● Saved data entries
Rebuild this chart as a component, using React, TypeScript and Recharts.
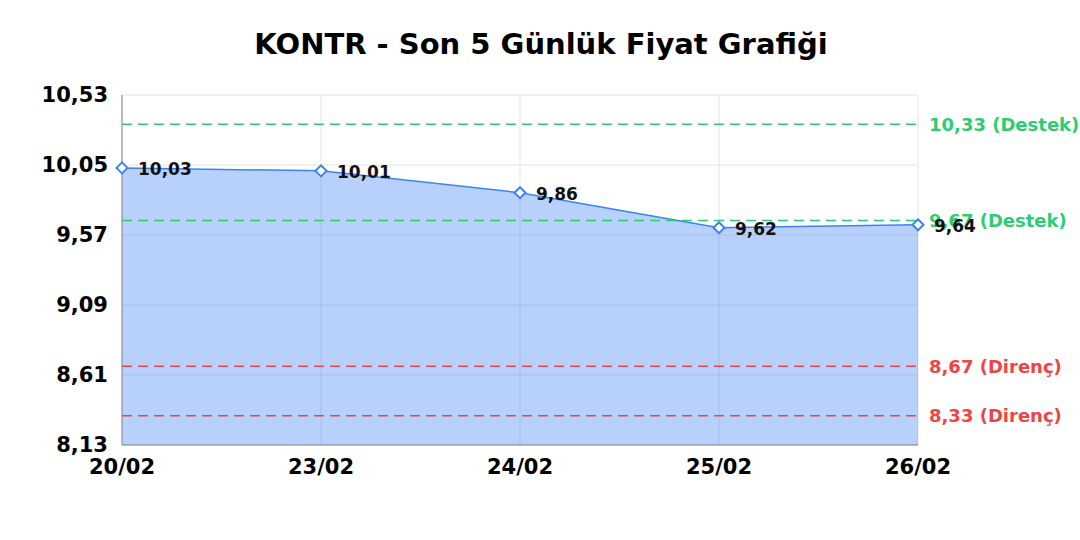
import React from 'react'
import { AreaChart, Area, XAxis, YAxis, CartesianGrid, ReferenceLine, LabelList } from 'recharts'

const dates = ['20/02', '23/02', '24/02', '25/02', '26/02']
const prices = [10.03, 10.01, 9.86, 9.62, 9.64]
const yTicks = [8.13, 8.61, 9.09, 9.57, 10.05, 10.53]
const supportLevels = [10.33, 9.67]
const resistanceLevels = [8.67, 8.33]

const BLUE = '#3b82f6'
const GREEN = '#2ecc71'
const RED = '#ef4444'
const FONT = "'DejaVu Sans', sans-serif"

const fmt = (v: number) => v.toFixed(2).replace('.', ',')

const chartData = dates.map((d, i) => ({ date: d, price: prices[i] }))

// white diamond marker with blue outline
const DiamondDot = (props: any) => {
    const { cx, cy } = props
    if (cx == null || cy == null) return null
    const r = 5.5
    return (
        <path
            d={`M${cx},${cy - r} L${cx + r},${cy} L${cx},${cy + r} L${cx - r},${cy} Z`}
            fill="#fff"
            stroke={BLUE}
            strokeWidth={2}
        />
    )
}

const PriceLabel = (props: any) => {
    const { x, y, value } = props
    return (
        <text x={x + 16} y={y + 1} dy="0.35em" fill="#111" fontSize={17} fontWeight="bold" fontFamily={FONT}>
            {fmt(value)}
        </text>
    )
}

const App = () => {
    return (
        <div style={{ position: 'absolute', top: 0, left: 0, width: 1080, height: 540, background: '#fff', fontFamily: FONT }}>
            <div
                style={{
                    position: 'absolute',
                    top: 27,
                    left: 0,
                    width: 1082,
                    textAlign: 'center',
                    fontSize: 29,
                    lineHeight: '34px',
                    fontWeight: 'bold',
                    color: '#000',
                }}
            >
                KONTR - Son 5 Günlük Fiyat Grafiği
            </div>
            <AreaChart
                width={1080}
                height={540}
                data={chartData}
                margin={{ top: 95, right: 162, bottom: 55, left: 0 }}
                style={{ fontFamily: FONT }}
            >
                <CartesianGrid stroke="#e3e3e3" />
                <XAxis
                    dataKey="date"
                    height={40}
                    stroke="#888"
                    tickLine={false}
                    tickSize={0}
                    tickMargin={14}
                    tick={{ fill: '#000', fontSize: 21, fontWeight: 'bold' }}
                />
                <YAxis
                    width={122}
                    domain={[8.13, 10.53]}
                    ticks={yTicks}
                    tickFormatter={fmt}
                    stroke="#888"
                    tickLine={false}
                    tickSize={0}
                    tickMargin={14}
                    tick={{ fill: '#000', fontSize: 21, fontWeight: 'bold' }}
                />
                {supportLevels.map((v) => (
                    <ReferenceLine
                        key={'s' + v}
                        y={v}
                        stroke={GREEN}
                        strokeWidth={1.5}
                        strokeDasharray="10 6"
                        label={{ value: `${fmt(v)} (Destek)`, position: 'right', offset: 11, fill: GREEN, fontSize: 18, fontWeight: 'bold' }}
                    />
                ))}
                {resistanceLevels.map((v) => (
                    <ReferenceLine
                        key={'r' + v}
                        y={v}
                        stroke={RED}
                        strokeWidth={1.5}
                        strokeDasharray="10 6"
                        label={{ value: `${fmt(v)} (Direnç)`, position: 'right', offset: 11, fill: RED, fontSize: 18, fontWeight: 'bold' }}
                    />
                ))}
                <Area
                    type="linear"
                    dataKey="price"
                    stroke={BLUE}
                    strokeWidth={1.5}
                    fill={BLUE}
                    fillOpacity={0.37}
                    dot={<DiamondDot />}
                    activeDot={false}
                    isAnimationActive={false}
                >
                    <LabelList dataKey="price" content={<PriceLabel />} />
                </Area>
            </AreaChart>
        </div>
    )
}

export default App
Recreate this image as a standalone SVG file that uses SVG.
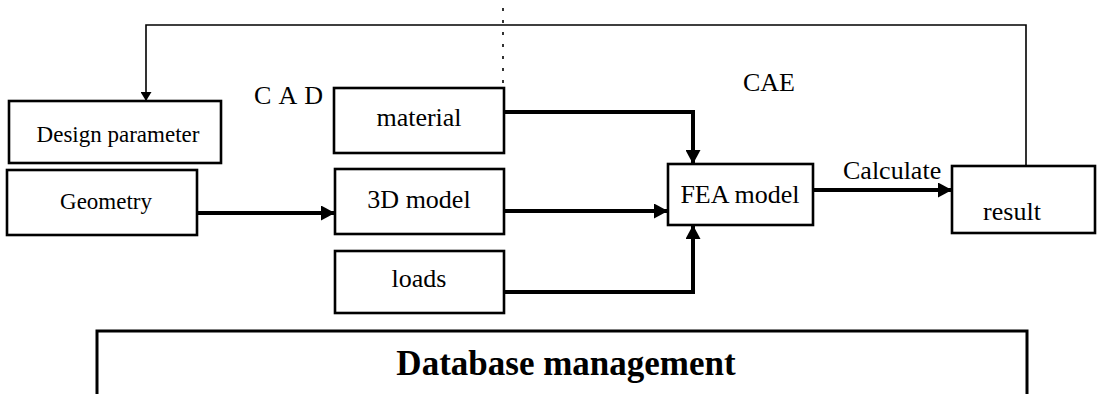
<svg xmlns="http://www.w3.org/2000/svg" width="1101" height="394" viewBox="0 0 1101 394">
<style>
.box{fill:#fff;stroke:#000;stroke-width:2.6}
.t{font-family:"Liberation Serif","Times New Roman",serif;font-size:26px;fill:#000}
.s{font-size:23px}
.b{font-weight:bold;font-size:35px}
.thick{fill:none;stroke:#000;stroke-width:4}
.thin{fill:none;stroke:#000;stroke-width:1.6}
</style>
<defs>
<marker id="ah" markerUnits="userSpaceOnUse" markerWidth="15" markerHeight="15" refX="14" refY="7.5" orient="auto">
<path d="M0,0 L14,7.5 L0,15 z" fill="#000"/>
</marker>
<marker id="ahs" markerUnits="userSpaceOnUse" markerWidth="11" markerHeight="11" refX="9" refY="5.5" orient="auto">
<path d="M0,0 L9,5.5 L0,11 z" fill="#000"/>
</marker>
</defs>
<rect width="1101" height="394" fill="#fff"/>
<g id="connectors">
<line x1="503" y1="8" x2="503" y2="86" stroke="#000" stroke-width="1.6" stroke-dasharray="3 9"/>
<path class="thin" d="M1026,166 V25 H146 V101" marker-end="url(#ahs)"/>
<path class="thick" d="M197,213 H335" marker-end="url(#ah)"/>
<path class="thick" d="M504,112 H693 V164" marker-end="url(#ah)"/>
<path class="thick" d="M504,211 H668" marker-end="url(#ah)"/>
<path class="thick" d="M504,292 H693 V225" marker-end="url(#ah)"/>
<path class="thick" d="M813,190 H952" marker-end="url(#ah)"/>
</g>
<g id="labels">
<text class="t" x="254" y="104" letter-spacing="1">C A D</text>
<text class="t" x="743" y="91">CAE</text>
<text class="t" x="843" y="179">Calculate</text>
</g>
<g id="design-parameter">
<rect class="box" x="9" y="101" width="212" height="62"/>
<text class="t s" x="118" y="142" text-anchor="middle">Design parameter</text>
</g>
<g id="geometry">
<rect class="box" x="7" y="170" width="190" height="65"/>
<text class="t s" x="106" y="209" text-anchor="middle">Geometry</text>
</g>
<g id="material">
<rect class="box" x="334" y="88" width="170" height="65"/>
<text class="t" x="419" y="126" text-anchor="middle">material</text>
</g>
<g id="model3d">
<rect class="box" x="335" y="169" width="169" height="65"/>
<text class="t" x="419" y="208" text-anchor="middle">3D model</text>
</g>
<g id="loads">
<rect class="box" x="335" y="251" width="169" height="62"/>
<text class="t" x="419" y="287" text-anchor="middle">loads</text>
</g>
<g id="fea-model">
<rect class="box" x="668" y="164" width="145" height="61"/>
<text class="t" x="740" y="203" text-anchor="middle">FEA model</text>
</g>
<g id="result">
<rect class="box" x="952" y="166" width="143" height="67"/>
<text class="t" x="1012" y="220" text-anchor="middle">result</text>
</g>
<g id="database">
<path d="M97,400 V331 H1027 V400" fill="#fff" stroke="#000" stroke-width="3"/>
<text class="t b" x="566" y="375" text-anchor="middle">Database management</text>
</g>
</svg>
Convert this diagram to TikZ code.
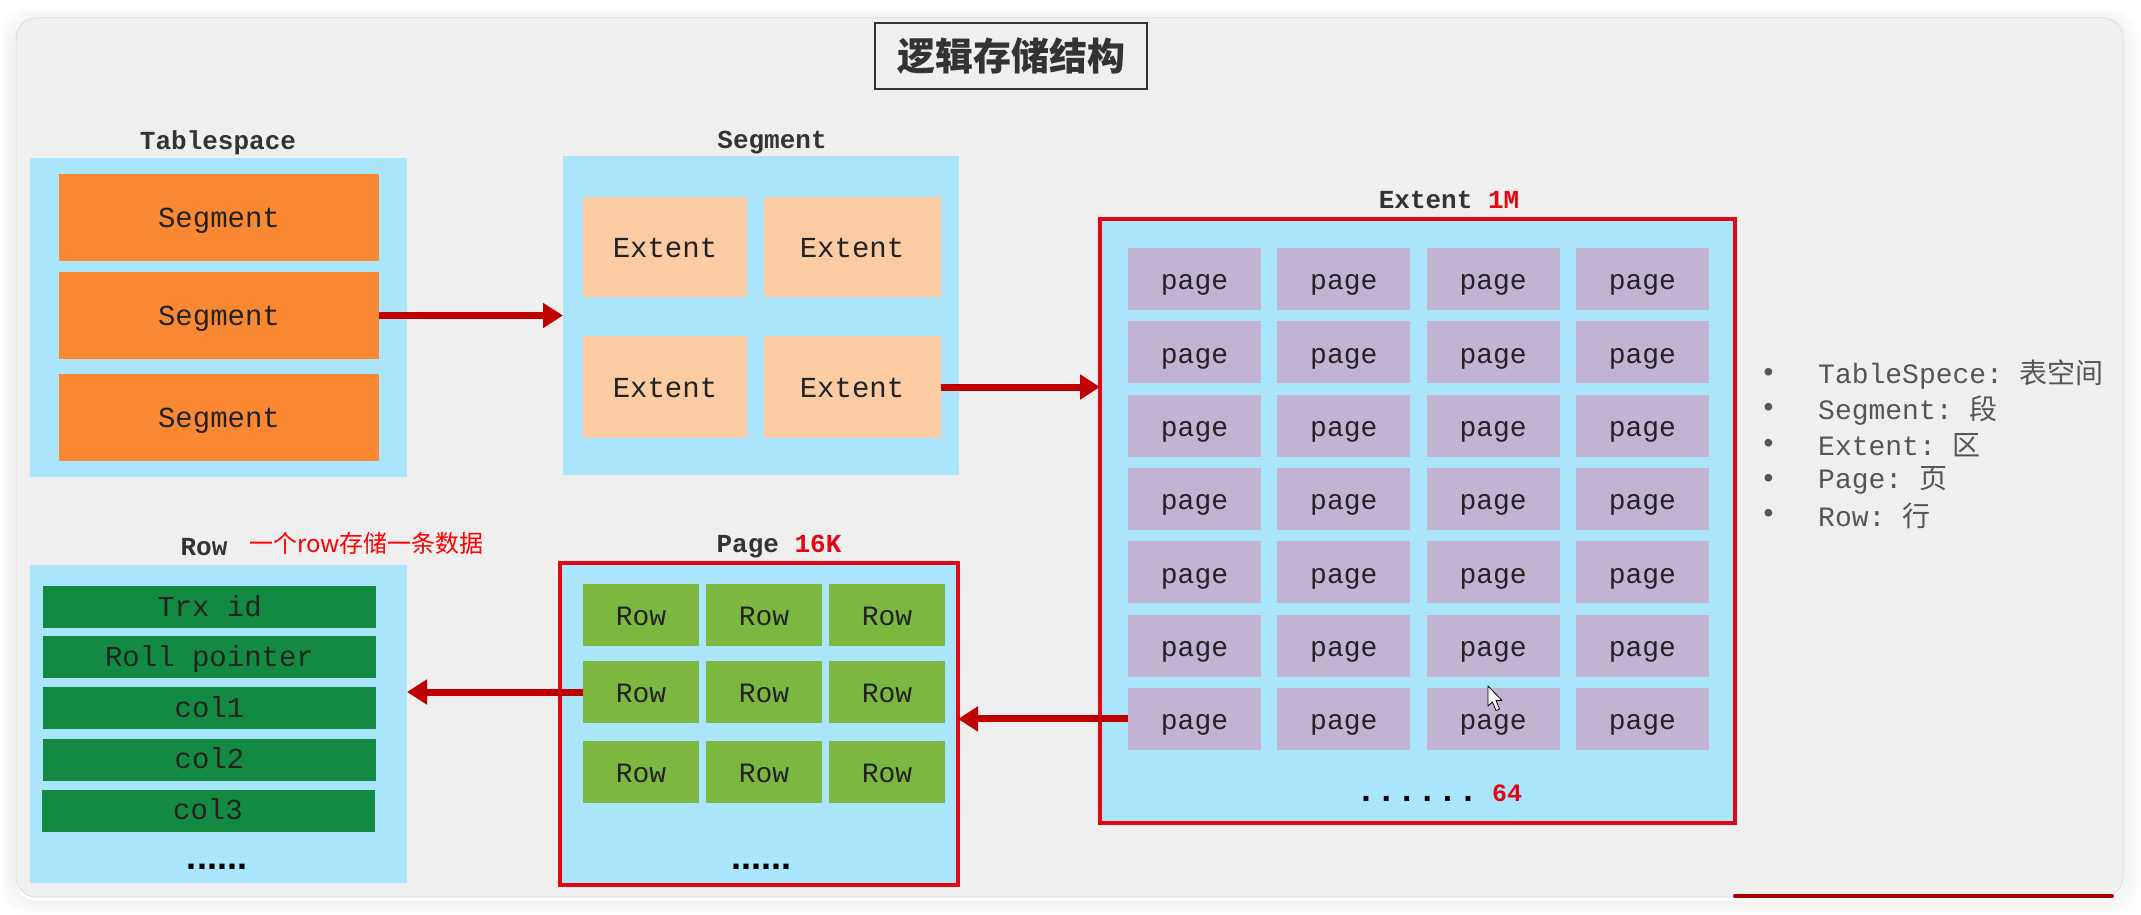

● Given task
Give all the lines above again, character for character, without pictures.

● Task result
Rebuild this chart as a component, using React, TypeScript and Recharts.
import React from 'react'
import { AreaChart, Area, XAxis, YAxis, CartesianGrid, ReferenceLine, LabelList } from 'recharts'

const dates = ['20/02', '23/02', '24/02', '25/02', '26/02']
const prices = [10.03, 10.01, 9.86, 9.62, 9.64]
const yTicks = [8.13, 8.61, 9.09, 9.57, 10.05, 10.53]
const supportLevels = [10.33, 9.67]
const resistanceLevels = [8.67, 8.33]

const BLUE = '#3b82f6'
const GREEN = '#2ecc71'
const RED = '#ef4444'
const FONT = "'DejaVu Sans', sans-serif"

const fmt = (v: number) => v.toFixed(2).replace('.', ',')

const chartData = dates.map((d, i) => ({ date: d, price: prices[i] }))

// white diamond marker with blue outline
const DiamondDot = (props: any) => {
    const { cx, cy } = props
    if (cx == null || cy == null) return null
    const r = 5.5
    return (
        <path
            d={`M${cx},${cy - r} L${cx + r},${cy} L${cx},${cy + r} L${cx - r},${cy} Z`}
            fill="#fff"
            stroke={BLUE}
            strokeWidth={2}
        />
    )
}

const PriceLabel = (props: any) => {
    const { x, y, value } = props
    return (
        <text x={x + 16} y={y + 1} dy="0.35em" fill="#111" fontSize={17} fontWeight="bold" fontFamily={FONT}>
            {fmt(value)}
        </text>
    )
}

const App = () => {
    return (
        <div style={{ position: 'absolute', top: 0, left: 0, width: 1080, height: 540, background: '#fff', fontFamily: FONT }}>
            <div
                style={{
                    position: 'absolute',
                    top: 27,
                    left: 0,
                    width: 1082,
                    textAlign: 'center',
                    fontSize: 29,
                    lineHeight: '34px',
                    fontWeight: 'bold',
                    color: '#000',
                }}
            >
                KONTR - Son 5 Günlük Fiyat Grafiği
            </div>
            <AreaChart
                width={1080}
                height={540}
                data={chartData}
                margin={{ top: 95, right: 162, bottom: 55, left: 0 }}
                style={{ fontFamily: FONT }}
            >
                <CartesianGrid stroke="#e3e3e3" />
                <XAxis
                    dataKey="date"
                    height={40}
                    stroke="#888"
                    tickLine={false}
                    tickSize={0}
                    tickMargin={14}
                    tick={{ fill: '#000', fontSize: 21, fontWeight: 'bold' }}
                />
                <YAxis
                    width={122}
                    domain={[8.13, 10.53]}
                    ticks={yTicks}
                    tickFormatter={fmt}
                    stroke="#888"
                    tickLine={false}
                    tickSize={0}
                    tickMargin={14}
                    tick={{ fill: '#000', fontSize: 21, fontWeight: 'bold' }}
                />
                {supportLevels.map((v) => (
                    <ReferenceLine
                        key={'s' + v}
                        y={v}
                        stroke={GREEN}
                        strokeWidth={1.5}
                        strokeDasharray="10 6"
                        label={{ value: `${fmt(v)} (Destek)`, position: 'right', offset: 11, fill: GREEN, fontSize: 18, fontWeight: 'bold' }}
                    />
                ))}
                {resistanceLevels.map((v) => (
                    <ReferenceLine
                        key={'r' + v}
                        y={v}
                        stroke={RED}
                        strokeWidth={1.5}
                        strokeDasharray="10 6"
                        label={{ value: `${fmt(v)} (Direnç)`, position: 'right', offset: 11, fill: RED, fontSize: 18, fontWeight: 'bold' }}
                    />
                ))}
                <Area
                    type="linear"
                    dataKey="price"
                    stroke={BLUE}
                    strokeWidth={1.5}
                    fill={BLUE}
                    fillOpacity={0.37}
                    dot={<DiamondDot />}
                    activeDot={false}
                    isAnimationActive={false}
                >
                    <LabelList dataKey="price" content={<PriceLabel />} />
                </Area>
            </AreaChart>
        </div>
    )
}

export default App
Recreate this image as a standalone SVG file that uses SVG.
<svg xmlns="http://www.w3.org/2000/svg" width="1101" height="394" viewBox="0 0 1101 394">
<style>
.box{fill:#fff;stroke:#000;stroke-width:2.6}
.t{font-family:"Liberation Serif","Times New Roman",serif;font-size:26px;fill:#000}
.s{font-size:23px}
.b{font-weight:bold;font-size:35px}
.thick{fill:none;stroke:#000;stroke-width:4}
.thin{fill:none;stroke:#000;stroke-width:1.6}
</style>
<defs>
<marker id="ah" markerUnits="userSpaceOnUse" markerWidth="15" markerHeight="15" refX="14" refY="7.5" orient="auto">
<path d="M0,0 L14,7.5 L0,15 z" fill="#000"/>
</marker>
<marker id="ahs" markerUnits="userSpaceOnUse" markerWidth="11" markerHeight="11" refX="9" refY="5.5" orient="auto">
<path d="M0,0 L9,5.5 L0,11 z" fill="#000"/>
</marker>
</defs>
<rect width="1101" height="394" fill="#fff"/>
<g id="connectors">
<line x1="503" y1="8" x2="503" y2="86" stroke="#000" stroke-width="1.6" stroke-dasharray="3 9"/>
<path class="thin" d="M1026,166 V25 H146 V101" marker-end="url(#ahs)"/>
<path class="thick" d="M197,213 H335" marker-end="url(#ah)"/>
<path class="thick" d="M504,112 H693 V164" marker-end="url(#ah)"/>
<path class="thick" d="M504,211 H668" marker-end="url(#ah)"/>
<path class="thick" d="M504,292 H693 V225" marker-end="url(#ah)"/>
<path class="thick" d="M813,190 H952" marker-end="url(#ah)"/>
</g>
<g id="labels">
<text class="t" x="254" y="104" letter-spacing="1">C A D</text>
<text class="t" x="743" y="91">CAE</text>
<text class="t" x="843" y="179">Calculate</text>
</g>
<g id="design-parameter">
<rect class="box" x="9" y="101" width="212" height="62"/>
<text class="t s" x="118" y="142" text-anchor="middle">Design parameter</text>
</g>
<g id="geometry">
<rect class="box" x="7" y="170" width="190" height="65"/>
<text class="t s" x="106" y="209" text-anchor="middle">Geometry</text>
</g>
<g id="material">
<rect class="box" x="334" y="88" width="170" height="65"/>
<text class="t" x="419" y="126" text-anchor="middle">material</text>
</g>
<g id="model3d">
<rect class="box" x="335" y="169" width="169" height="65"/>
<text class="t" x="419" y="208" text-anchor="middle">3D model</text>
</g>
<g id="loads">
<rect class="box" x="335" y="251" width="169" height="62"/>
<text class="t" x="419" y="287" text-anchor="middle">loads</text>
</g>
<g id="fea-model">
<rect class="box" x="668" y="164" width="145" height="61"/>
<text class="t" x="740" y="203" text-anchor="middle">FEA model</text>
</g>
<g id="result">
<rect class="box" x="952" y="166" width="143" height="67"/>
<text class="t" x="1012" y="220" text-anchor="middle">result</text>
</g>
<g id="database">
<path d="M97,400 V331 H1027 V400" fill="#fff" stroke="#000" stroke-width="3"/>
<text class="t b" x="566" y="375" text-anchor="middle">Database management</text>
</g>
</svg>
Convert this diagram to TikZ code.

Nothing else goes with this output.